Ricerca e sperimentazione scientifica nella realizzazione di sistemi di Ai in sanità
L’art. 8 è forse quello che ha fatto più discutere, dopo la pubblicazione del DDL AI. La norma infatti (fortemente criticata dalla dottrina) introduce una disciplina ad hoc per la ricerca e la sperimentazione scientifica valida solamente per soggetti pubblici e privati senza scopo di lucro (introducendo quindi una -ingiustificata, a parere di chi scrive- distinzione tra il trattamento dati da parte del pubblico e del privato no profit rispetto al trattamento dati del privato profit).
Più esattamente l’articolo stabilisce che il soggetto pubblico e il privato senza scopo di lucro possono trattare i dati ex art. 9 lett. g) GDPR (interesse pubblico) oppure sono autorizzati all’utilizzo secondario dei dati privi degli identificativi diretti (cioè pseudonomizzati), previo parere favorevole del Comitato Etico e comunicazione al Garante della titolarità, del rispetto della privacy by design by default della AI, delle misure di sicurezza implementate, della DPIA effettuata nonché dell’elenco dei responsabili ex art. 28. Il Garante ha poi, se del caso, 30 giorni per bloccare il trattamento.
Le richieste
Su tale articolo anche il Garante solleva qualche perplessità precisando che il comma 1 andrebbe conformato ai requisiti di determinatezza previsti dagli articoli 6, par. 3, lett. b) e 9, par. 2, lett. g) del Regolamento, nonché dovrebbe essere richiamato l’art. 2-sexies del Codice. Sull’uso secondario (che a bene vedere è la vera novità del DDL AI) il Garante non solo richiama la necessaria non incompatibilità (ex art. 5, par. 1, lett. b) GDPR) ma altresì evidenzia la necessità delle garanzie sancite dall’articolo 89 GDPR.
Inoltre chiede che:
- al comma 2 sia soppresso il riferimento alla possibilità di assolvere l’obbligo di informativa in forma generale, con pubblicazione sul sito web del titolare, non compatibile con tale ipotesi di uso secondario dei dati.
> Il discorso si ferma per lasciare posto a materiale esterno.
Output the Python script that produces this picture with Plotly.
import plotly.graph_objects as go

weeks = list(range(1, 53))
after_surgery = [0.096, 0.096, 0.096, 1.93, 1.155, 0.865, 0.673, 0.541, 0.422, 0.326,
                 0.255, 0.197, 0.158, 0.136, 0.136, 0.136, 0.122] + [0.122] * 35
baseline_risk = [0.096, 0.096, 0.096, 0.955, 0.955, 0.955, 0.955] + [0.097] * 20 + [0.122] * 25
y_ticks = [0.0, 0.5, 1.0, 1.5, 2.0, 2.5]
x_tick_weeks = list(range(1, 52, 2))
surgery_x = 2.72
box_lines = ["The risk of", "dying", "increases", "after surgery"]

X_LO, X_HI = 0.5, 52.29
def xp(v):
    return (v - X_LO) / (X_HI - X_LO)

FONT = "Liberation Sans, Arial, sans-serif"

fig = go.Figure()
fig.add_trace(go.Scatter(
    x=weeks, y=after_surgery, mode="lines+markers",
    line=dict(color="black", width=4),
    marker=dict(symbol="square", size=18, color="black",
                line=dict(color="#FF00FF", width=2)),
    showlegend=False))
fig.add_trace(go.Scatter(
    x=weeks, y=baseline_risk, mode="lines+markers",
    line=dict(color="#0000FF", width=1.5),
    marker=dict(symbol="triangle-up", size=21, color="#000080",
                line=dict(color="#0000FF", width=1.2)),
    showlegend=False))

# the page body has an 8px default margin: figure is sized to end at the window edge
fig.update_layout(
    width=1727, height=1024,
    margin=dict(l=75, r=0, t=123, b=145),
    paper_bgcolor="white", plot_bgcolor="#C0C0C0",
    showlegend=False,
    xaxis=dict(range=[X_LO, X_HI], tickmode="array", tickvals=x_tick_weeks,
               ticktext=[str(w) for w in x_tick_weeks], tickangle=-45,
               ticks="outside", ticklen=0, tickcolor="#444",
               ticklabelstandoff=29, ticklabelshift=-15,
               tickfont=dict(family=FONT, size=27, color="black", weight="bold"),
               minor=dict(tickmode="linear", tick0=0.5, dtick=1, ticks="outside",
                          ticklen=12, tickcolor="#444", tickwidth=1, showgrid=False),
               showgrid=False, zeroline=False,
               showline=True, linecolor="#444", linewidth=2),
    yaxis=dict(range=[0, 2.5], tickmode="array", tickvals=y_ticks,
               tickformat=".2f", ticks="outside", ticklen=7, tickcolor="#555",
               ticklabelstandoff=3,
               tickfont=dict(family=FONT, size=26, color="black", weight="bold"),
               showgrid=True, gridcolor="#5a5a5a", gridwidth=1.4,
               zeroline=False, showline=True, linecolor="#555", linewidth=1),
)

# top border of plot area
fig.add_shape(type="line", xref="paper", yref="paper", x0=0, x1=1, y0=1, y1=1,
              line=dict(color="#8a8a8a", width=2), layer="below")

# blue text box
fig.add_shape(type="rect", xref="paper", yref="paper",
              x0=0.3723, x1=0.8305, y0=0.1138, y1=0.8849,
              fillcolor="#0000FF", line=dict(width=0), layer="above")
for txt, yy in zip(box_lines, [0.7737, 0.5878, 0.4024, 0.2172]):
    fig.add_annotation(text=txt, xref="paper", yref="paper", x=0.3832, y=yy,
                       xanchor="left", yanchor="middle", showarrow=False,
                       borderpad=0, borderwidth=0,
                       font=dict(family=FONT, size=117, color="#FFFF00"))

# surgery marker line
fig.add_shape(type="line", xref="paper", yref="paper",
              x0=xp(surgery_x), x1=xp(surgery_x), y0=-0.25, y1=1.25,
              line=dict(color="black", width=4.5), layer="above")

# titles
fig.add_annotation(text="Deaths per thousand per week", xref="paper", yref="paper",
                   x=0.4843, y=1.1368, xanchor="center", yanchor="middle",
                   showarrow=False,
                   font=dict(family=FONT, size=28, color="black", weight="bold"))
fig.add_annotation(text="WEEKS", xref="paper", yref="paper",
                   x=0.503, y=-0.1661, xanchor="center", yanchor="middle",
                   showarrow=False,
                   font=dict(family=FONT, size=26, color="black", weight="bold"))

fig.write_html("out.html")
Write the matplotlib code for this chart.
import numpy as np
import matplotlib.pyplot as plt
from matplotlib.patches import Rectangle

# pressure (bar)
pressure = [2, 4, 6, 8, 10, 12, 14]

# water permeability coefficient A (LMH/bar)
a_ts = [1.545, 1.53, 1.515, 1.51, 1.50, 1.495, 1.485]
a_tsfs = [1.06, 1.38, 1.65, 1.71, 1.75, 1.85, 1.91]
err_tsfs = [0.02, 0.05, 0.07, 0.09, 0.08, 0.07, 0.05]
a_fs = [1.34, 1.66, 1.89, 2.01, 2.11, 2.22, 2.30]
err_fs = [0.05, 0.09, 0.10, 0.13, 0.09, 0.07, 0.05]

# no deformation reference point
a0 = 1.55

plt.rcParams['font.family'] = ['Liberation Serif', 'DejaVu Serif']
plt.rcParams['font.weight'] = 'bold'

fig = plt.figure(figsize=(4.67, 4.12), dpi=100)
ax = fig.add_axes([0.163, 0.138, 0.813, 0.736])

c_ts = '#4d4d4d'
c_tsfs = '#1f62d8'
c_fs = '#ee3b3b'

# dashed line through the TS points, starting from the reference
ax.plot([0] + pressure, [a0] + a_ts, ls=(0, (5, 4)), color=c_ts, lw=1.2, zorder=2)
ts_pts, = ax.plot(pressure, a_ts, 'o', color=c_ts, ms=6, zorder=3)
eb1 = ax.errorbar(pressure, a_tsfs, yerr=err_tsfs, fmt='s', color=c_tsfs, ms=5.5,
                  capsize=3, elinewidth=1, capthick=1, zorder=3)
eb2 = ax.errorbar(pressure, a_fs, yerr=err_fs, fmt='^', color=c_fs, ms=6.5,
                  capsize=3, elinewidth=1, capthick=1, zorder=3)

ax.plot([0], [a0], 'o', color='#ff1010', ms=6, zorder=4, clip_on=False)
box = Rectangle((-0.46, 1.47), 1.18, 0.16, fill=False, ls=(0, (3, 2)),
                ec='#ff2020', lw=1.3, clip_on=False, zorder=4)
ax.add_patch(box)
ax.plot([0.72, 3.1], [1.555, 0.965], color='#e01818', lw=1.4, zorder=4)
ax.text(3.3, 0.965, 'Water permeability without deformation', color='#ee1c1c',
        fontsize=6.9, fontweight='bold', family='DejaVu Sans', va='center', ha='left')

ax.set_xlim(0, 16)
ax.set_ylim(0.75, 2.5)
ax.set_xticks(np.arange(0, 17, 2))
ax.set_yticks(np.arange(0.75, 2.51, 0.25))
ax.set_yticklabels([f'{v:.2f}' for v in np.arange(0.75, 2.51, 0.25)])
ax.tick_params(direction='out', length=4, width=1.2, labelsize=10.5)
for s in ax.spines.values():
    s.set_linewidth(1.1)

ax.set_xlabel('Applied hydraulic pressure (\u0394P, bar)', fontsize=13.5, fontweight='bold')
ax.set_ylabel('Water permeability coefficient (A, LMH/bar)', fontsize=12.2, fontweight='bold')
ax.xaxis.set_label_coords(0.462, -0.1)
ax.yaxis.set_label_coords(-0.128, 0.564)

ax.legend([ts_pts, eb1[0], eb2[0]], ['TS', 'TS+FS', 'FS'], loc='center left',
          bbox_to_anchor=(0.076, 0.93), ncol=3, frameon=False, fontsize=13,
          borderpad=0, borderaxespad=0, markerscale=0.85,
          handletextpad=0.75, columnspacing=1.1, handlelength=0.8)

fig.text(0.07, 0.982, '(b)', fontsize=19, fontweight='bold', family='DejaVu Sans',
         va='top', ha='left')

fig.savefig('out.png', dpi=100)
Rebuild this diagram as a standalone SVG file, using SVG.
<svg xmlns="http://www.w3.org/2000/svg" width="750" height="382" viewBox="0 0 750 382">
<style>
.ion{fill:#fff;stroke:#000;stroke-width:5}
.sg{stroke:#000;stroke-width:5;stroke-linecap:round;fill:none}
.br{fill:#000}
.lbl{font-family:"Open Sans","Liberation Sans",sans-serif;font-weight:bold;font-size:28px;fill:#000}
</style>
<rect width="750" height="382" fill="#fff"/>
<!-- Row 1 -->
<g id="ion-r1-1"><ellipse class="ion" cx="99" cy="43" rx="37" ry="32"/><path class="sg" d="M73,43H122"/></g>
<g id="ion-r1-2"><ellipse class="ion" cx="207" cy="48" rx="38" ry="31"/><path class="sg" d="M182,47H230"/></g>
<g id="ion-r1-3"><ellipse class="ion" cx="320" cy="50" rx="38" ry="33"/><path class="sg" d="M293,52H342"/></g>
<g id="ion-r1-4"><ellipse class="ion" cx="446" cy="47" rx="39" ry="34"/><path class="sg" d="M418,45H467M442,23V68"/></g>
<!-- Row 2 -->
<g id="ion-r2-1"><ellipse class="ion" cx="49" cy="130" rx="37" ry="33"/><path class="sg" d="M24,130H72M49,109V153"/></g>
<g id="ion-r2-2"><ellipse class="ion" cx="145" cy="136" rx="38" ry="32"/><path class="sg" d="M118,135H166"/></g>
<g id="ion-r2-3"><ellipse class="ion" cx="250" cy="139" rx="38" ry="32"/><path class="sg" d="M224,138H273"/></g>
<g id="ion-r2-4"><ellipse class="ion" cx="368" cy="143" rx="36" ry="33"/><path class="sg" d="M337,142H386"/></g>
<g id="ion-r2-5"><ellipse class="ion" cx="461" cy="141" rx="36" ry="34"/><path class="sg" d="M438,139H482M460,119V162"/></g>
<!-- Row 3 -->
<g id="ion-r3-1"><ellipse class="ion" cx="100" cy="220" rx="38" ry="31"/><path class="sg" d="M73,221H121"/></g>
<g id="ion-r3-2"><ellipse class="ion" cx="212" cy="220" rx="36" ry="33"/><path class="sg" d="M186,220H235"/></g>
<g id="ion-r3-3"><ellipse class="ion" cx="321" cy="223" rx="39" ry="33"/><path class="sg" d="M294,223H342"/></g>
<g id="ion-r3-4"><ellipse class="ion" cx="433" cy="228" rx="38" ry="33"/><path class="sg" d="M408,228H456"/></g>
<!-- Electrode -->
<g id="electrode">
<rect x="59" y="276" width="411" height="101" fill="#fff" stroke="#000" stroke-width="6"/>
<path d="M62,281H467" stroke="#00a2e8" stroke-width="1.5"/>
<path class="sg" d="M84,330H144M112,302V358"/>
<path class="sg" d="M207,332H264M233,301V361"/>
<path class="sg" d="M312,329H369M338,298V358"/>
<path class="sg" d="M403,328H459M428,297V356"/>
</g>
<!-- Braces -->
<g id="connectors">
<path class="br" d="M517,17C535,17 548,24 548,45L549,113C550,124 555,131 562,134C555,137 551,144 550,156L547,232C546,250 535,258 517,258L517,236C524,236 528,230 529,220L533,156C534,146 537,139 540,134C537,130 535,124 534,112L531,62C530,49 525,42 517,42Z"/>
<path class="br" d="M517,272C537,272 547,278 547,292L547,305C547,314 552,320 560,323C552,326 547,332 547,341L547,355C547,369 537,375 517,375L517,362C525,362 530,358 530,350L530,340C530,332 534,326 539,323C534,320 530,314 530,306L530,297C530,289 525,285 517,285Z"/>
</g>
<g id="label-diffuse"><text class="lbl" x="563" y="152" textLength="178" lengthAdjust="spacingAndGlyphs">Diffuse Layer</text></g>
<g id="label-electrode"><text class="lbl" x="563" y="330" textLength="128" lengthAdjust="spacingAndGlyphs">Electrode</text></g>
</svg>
- al comma 3 sia precisato che la previa comunicazione al Garante del trattamento, con meccanismo di silenzio-assenso, non fa venir meno i generali poteri di controllo del Garante stesso
Ddl AI e fascicolo sanitario elettronico
L’art. 9 aggiunge un intero articolo (il 12-bis) al DLgs 179/2012.
Tale nuovo articolo non solo introduce una serie di regole per il funzionamento della piattaforma di AI gestita da Agenas (che eroga servizi di supporto ai professionisti sanitari, ai medici nella pratica clinica quotidiana; agli utenti per l’accesso ai servizi sanitari delle Case di Comunità) ma altresì stabilisce che attraverso una serie di decreti del Ministero della salute sono disciplinate le soluzioni di intelligenza artificiale di supporto alle finalità diagnosi, cura e riabilitazione, prevenzione, profilassi internazionale, studio e ricerca scientifica in campo medico, biomedico ed epidemiologico, programmazione sanitaria, verifica delle qualità delle cure e valutazione dell’assistenza sanitaria.
Circa la piattaforma il Garante chiede che venga richiamato l’art. 10 AI ACT, mentre in relazione ai decreti ministeriali sottolinea l’importanza del coinvolgimento del Garante stesso nel processo di emanazione degli stessi
Evidenzia inoltre le sue perplessità circa l’attribuzione della titolarità dei trattamenti effettuati attraverso la piattaforma a un ente strumentale quale Agenas anziché al Dicastero cui il trattamento è complessivamente imputabile e che dispone dei correlati poteri provvedimentali e, lato sensu, decisori.